Typical offshore pipelines are composed of 12 metre lengths of pipe welded end-to-end on a pipe lay vessel. Each joint is covered with a factory applied anti-corrosion coating, except for approximately 60 centimetres at each end. These areas are left bare to prevent the heat from welding operations from damaging the coating. Once the girth weld is completed between the two joints, an uncoated area of approximately 1.2 metres remains. Most pipelines are designed to use a field applied joint coating, typically in the form of a heat shrinkable sleeve.
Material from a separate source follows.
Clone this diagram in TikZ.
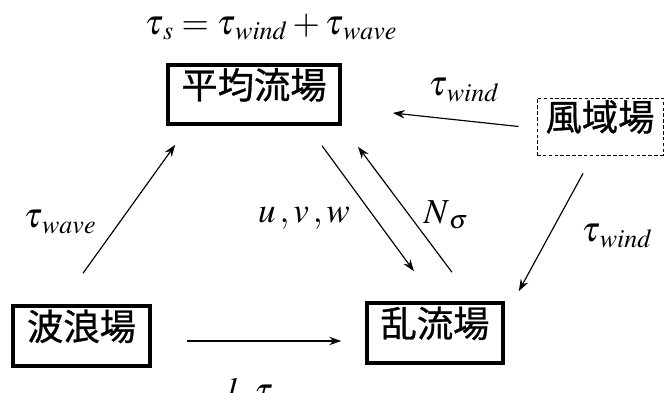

Cathodic protection (CP) is a technique used to control the corrosion of a metal surface by making it the cathode of an electrochemical cell. A simple method of protection connects the metal to be protected to a more easily corroded `sacrificial metal’ to act as the anode. The sacrificial metal then corrodes instead of the protected metal.
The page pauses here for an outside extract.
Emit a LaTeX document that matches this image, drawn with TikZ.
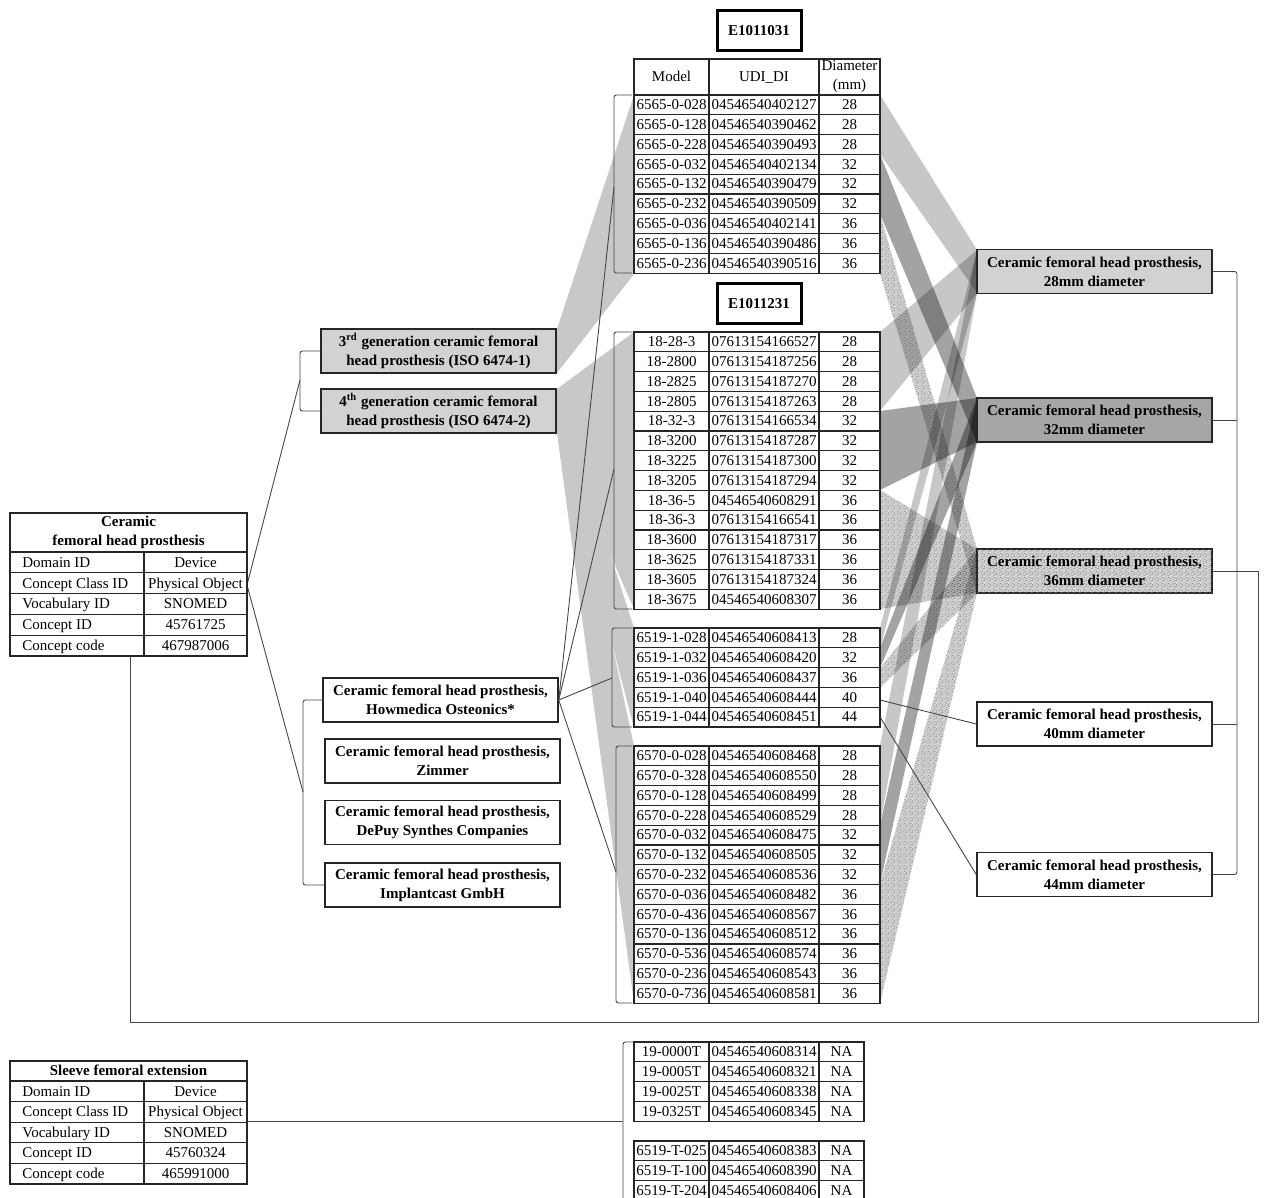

The most common CP system for pipelines uses bracelet anodes that are clamped onto the pipeline approximately every 10 joints, or 120 metres. The anode is bonded to the pipeline via small wires, or bonding straps, fastened to studs welded directly to the pipeline.

Regular inspections are a requirement of any company operating an offshore field and they must be able to certify that there is no danger of a pipeline rupturing. For compliance, usually the entire length of the pipeline needs to be surveyed every five years.

One method of monitoring a pipeline’s CP system is called Electrode Field Gradient (EFG) measurement where a Remotely Operated Vehicle (ROV) or diver swims along the entire length of a pipeline to record the field gradient of the pipeline’s CP system. Field gradient can be used as an indication of cathodic protection activity. The field gradient strength is a function of the distance between the reference electrode array and the pipeline. However, all pipeline surveys must include periodic`stabs’ along its length to recalibrate the EFG readings.

“While towed or autonomous underwater vehicles can be used, you cannot really tell how good a pipeline is without contacting it,” Flanery added.

One of the latest methods for surveying pipelines is to install CP test stations at a regular, calculated interval, similar to those for onshore buried pipelines. This enables a more rapid and accurate pipeline survey using minimal survey equipment aboard a survey vessel. An ROV or diver is required to make contact readings at these test stations using a special probe. This method allows the survey vessel to plan stops along the pipeline corridor and drop a diver or ROV into the water only at those locations. The diver or ROV `stabs’ the test station and this is correlated with the readings from an EFG probe to determine the integrity of the CP system at that point. Next, a nearby anode can be located and stabbed. During both contact measurements the voltage gradient is recorded.

From these readings, the survey crew can use onboard pipeline CP attenuation modelling to determine the next appropriate survey site and report on what actions may need to be taken immediately or planned to maintain optimal operations.